MobileRead Forums - View Single Post - k2pdfopt: optimizes PDFs for viewing on e-readers

Steven630 · 12-16-2017, 03:56 AM

Thank you for your great tool.

This is the best software I've ever used for PDF optimization.

While converting a Chinese document, I have found some unnecessary line breaks. I use the v2.42 on Windows and "smart line breaks" is unchecked for this conversion (when checked, more unnecessary line breaks appear).

Command line: -dev kp2 -fs 16.5 -col 1 -ws -0
Additional Options: -bp[-] -om 0.2 -y

For example, the underlined part is in one single sentence, separated by a comma, but k2pdfopt broke that into two lines (see images). I have more examples if you need them.

Click image for larger version

Name: before.png
Views: 335
Size: 154.0 KB
ID: 160693

Click image for larger version

Name: after.png
Views: 324
Size: 159.0 KB
ID: 160694

Here is the PDF line break.pdf. To save space, I have only kept the page in question. If you convert this file with the setting above, the problematic lines are the last line of result page 1 and the first line of result page 2 (should be on the same line).

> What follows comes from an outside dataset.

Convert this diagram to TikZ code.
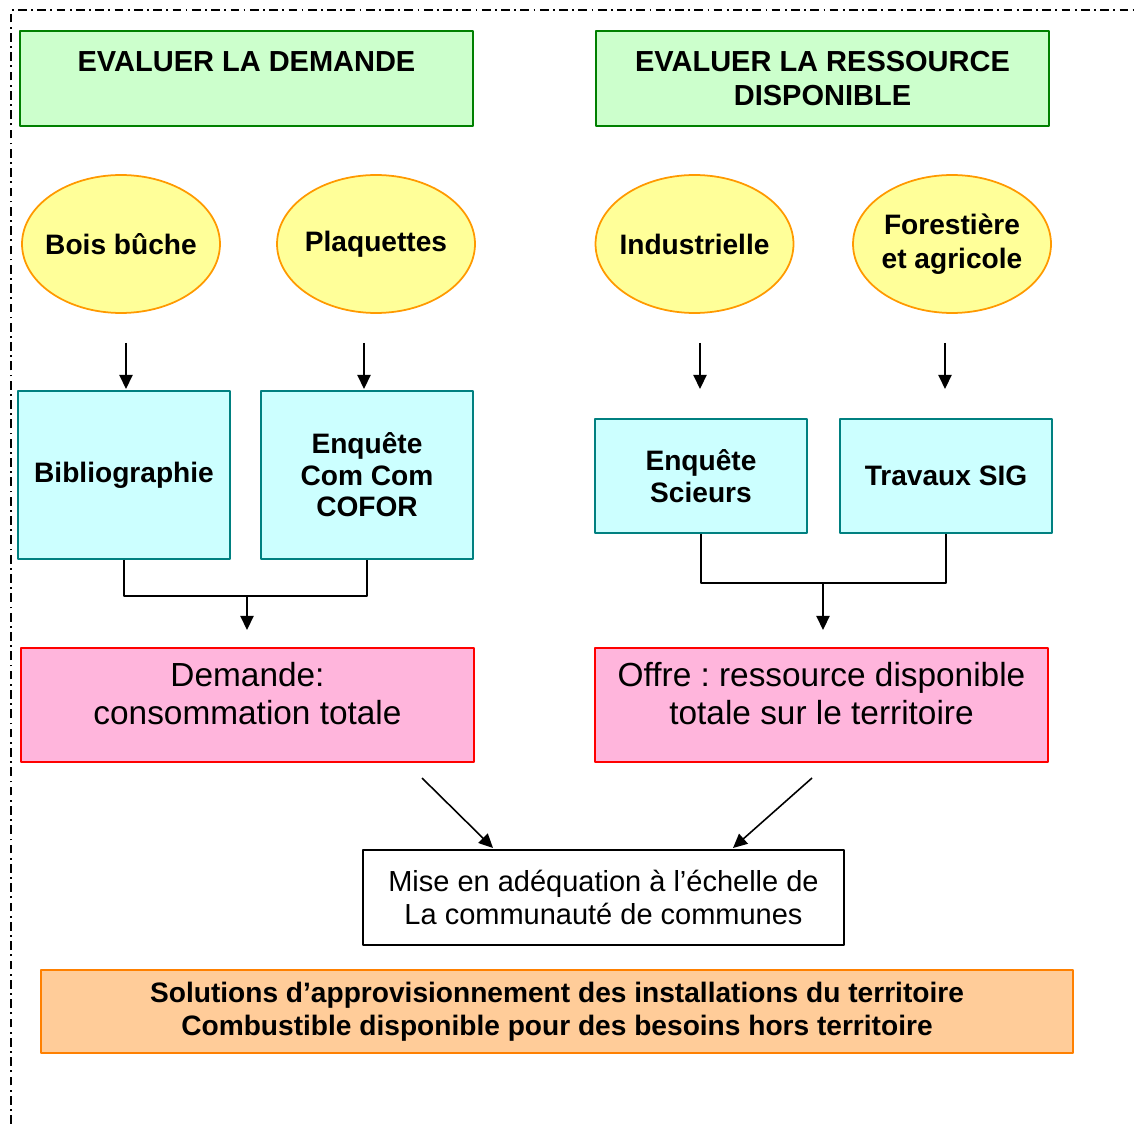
\documentclass[tikz,border=0pt]{standalone}
\usepackage{fontspec}
\setmainfont{Liberation Sans}
\usetikzlibrary{shapes.geometric,arrows.meta}
\definecolor{vertclair}{HTML}{CCFFCC}
\definecolor{vertfonce}{HTML}{008000}
\definecolor{jaune}{HTML}{FFFF99}
\definecolor{orangebord}{HTML}{FF9900}
\definecolor{cyanclair}{HTML}{CCFFFF}
\definecolor{sarcelle}{HTML}{008080}
\definecolor{rose}{HTML}{FFB5DC}
\definecolor{saumon}{HTML}{FFCC99}
\definecolor{orangefonce}{HTML}{FF8000}
\frenchspacing
\begin{document}
\begin{tikzpicture}[x=0.02cm,y=-0.02cm,line join=round,>={Triangle[length=8pt,width=7.5pt]},
	titre/.style={draw=vertfonce,fill=vertclair,line width=1.1pt,minimum width=9.06cm,minimum height=1.9cm,inner sep=0pt,align=center,font=\fontsize{16.5}{19.5}\selectfont\bfseries},
	bulle/.style={ellipse,draw=orangebord,fill=jaune,line width=1pt,minimum width=3.96cm,minimum height=2.76cm,inner xsep=-0.3cm,inner ysep=0pt,align=center,font=\fontsize{16}{19}\selectfont\bfseries},
	source/.style={draw=sarcelle,fill=cyanclair,line width=1pt,minimum width=4.24cm,inner sep=0pt,align=center,font=\fontsize{16}{18}\selectfont\bfseries},
	bilan/.style={draw=red,fill=rose,line width=1pt,minimum width=9.06cm,minimum height=2.28cm,inner sep=0pt,text depth=0.46cm,align=center,font=\fontsize{19}{21.5}\selectfont},
	fleche/.style={line width=0.9pt,->}]
	%Cadre en tirets-points
	\useasboundingbox (0,0) rectangle (1138,1124);
	\draw[line width=1pt,dash pattern=on 5pt off 2.5pt on 1pt off 2.5pt](11,1124)--(11,10)--(1138,10);
	\node[titre](demande) at (246.5,78.5){EVALUER LA DEMANDE\\ \mbox{}};
	\node[titre](ressource) at (822.5,78.5){EVALUER LA RESSOURCE\\DISPONIBLE};
	\foreach \n/\x/\t in {bois/121/Bois bûche,plaq/376/Plaquettes,indus/694.5/Industrielle,foret/952/{Forestière\\et agricole}}
	\node[bulle](\n) at (\x,244){\t};
	\foreach \i/\x in {1/126,2/364,3/700,4/945}{
		\coordinate(h\i) at (\x,343);
		\coordinate(b\i) at (\x,389);
		\draw[fleche](h\i)--(b\i);}
	\node[source,minimum height=3.36cm](biblio) at (124,475){Bibliographie};
	\node[source,minimum height=3.36cm](cofor) at (367,475){Enquête\\Com Com\\COFOR};
	\node[source,minimum height=2.28cm](scieurs) at (701,476){Enquête\\Scieurs};
	\node[source,minimum height=2.28cm](sig) at (946,476){Travaux SIG};
	\draw[line width=0.9pt](biblio.south)--++(0,36)-|(cofor.south);
	\draw[line width=0.9pt](scieurs.south)--++(0,49)-|(sig.south);
	\coordinate(j1) at (247,595);
	\coordinate(k1) at (247,630);
	\coordinate(j2) at (823,582);
	\coordinate(k2) at (823,630);
	\draw[fleche](j1)--(k1);
	\draw[fleche](j2)--(k2);
	\node[bilan](conso) at (247.5,705){Demande:\\consommation totale};
	\node[bilan](offre) at (821.5,705){Offre : ressource disponible\\totale sur le territoire};
	\coordinate(d1) at (422,778);
	\coordinate(f1) at (493,848);
	\coordinate(d2) at (812,778);
	\coordinate(f2) at (733,848);
	\draw[fleche](d1)--(f1);
	\draw[fleche](d2)--(f2);
	\node[draw,line width=1pt,minimum width=9.62cm,minimum height=1.9cm,inner sep=0pt,align=center,font=\fontsize{16.5}{19.3}\selectfont](mise) at (603.5,897.5){Mise en adéquation à l’échelle de\\La communauté de communes};
	\node[draw=orangefonce,fill=saumon,line width=1.1pt,minimum width=20.64cm,minimum height=1.66cm,inner sep=0pt,align=center,font=\fontsize{16}{18.7}\selectfont\bfseries](solutions) at (557,1011.5){Solutions d’approvisionnement des installations du territoire\\Combustible disponible pour des besoins hors territoire};
\end{tikzpicture}
\end{document}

I don't know if it has something to do with the fact that the words are in Chinese. In Chinese, there is no space between words. In a sentence, there are only characters and punctuation marks. Non-native speakers can think of it roughly as numbers plus punctuation marks.

For example

Code:

234946543，************。

Suppose that each number is a Chinese character, and some words consist of multiple characters. Let's say that "23" stands for "students", 4 "don’t", 94 "like", 65 "that", 43 "teacher". So "234946543" means "The students don’t like that teacher". There are no space between words or characters. We know how to separate words (23-4-94-65-43) just by reading the segment 234946543.

And a Chinese word that has multiple characters can be separated between lines. Normally, a single line has a (relatively) fixed number of characters. If a line has, say, a width of eight characters, this sentence would be

Code:

23494654
3,*******
*****。

Code:

学生不喜欢那个老
师，◎◎◎◎◎◎
◎◎◎◎◎。

Even though 43（老师） is the word for "teacher", the two characters that make up the word—4 老 and 3 师—are still on different lines, and this is the norm. It’s a bit like

Quote:

The students don’t like that tea-
cher, because she always assigns
a lot of homework.

Since we don’t have space between words, there’s no need for hyphens to divide words at the end of lines either.

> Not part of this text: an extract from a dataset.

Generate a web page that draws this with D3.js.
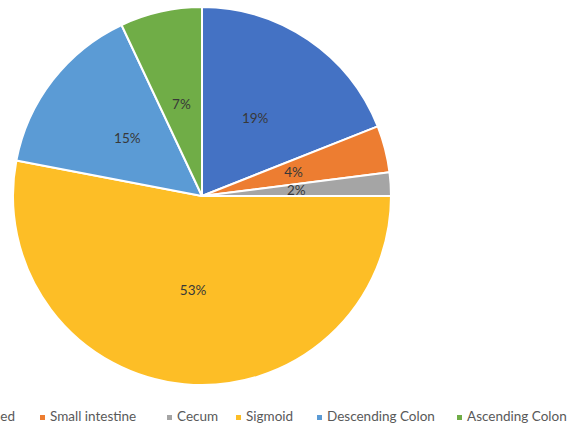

K2pdfopt seems to treat everything between two punctuation marks as a long word since there's no noticeable space between two Chinese characters.

Chinese may be the only language that doesn’t have space between words. (In fact, ancient Chinese books don’t even have punctuation marks, so children would first learn how to divide sentences. )

Is it possible that k2pdfopt adopt a different approach when it comes to Chinese (add an option of “source text is in Chinese” to the interactive menu, perhaps) ? If the option is ticked, the software find characters instead of words.

Even if the issue with the images attached is irrelevant to Chinese, I would still recommend an improved mode to handle Chinese documents. Thank you.